In many instances, a married individual will more than adequately provide for their spouse in their estate planning documents. However, there are circumstances in which wills and trust materials do not adequately provide for a spouse. For instance, what if a married individual completely omits a spouse from inheriting his or her assets after death? Or, what if an individual gets divorced but fails to change his or her will? Fortunately, these scenarios are addressed in South Carolina’s Probate Code.

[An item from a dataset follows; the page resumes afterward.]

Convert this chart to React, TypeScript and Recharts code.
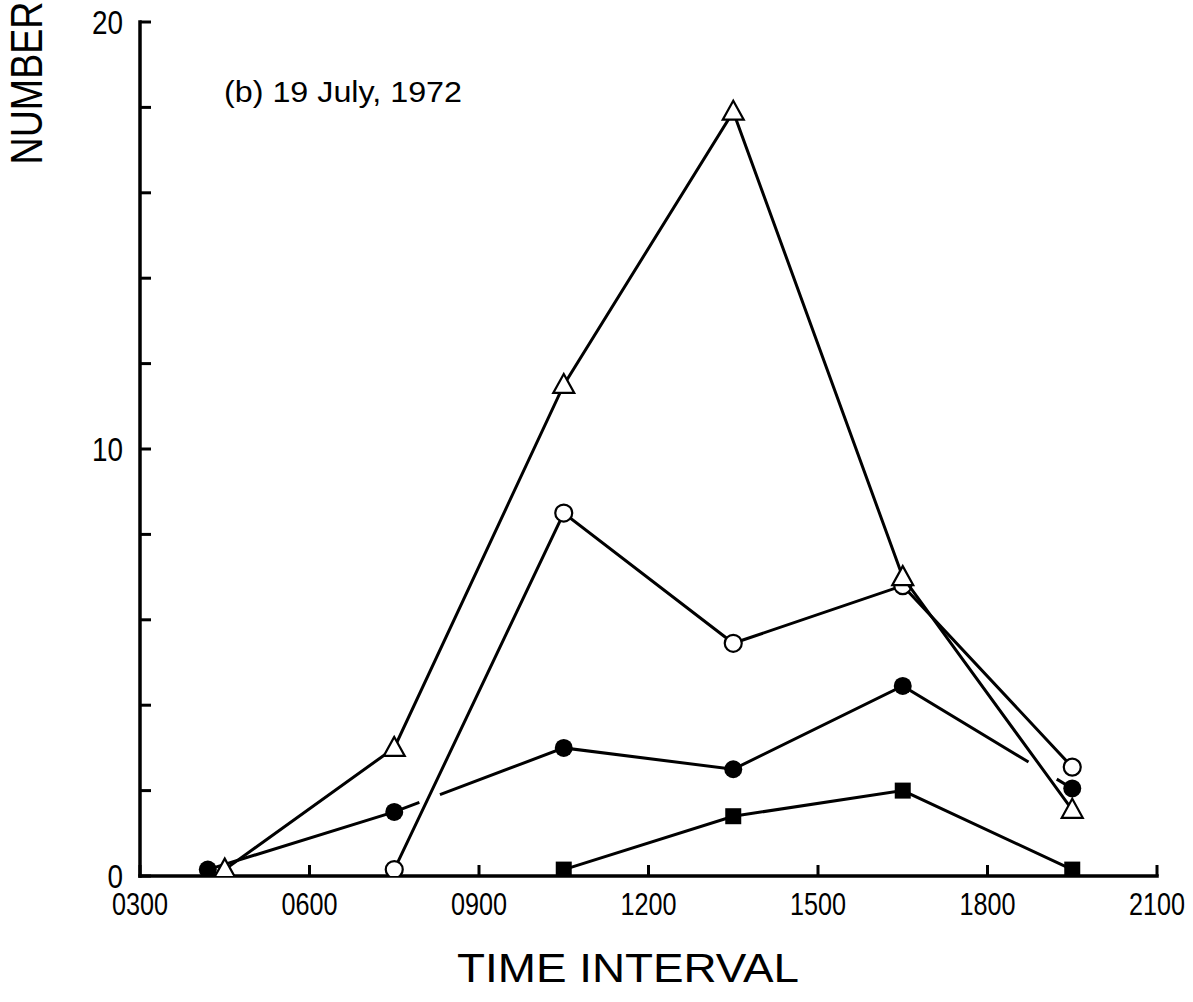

In South Carolina, a surviving spouse of a decedent could be entitled to what is called the “elective share” of a decedent’s estate, unless a valid waiver of elective share exists. A waiver may exist if a surviving spouse has previously waived rights in a prenuptial or postnuptial agreement, or if he or she signs a waiver. Assuming there is no waiver of elective share, a surviving spouse of a decedent who was domiciled in South Carolina is entitled to, and can claim, one-third of the decedent’s probate estate, pursuant to Sections §§ 62-2-201 through 62-2-207 of the South Carolina Code of Laws. Although seemingly simple language, the overall valuation of what is considered the probate estate, and the assets therein, can be tricky and it has its nuisances. For example, South Carolina law states that a revocable trust is illusory for purposes of calculating the elective share and that those trust assets are included in calculating the value of a probate estate. Moreover, to make such a claim, the surviving spouse must file a summons and petition in the Probate Court in the county where the decedent was domiciled within a specified period of time, or they waive their claim. It is important that surviving spouses with possible elective share claims discuss their options with an attorney before proceeding with a claim.

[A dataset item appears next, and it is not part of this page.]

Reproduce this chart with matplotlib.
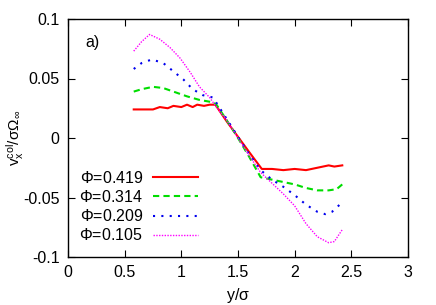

In the case of divorce, a former spouse will not be considered a surviving spouse for purposes of elective share claims. Therefore, even if an individual executed a will while married, and later divorced, the effect of the divorce will be to void any will provisions affecting the former spouse. However, as a general practice, it is always best to execute a new will after getting divorced. It is also worth keeping in mind that if an individual gets remarried, but fails to account for their spouse in their will, that spouse will likely be entitled to claim the elective share, although some exceptions exist. If you think you may have a surviving spouse elective share claim, it is always best to speak with an attorney to discuss your options.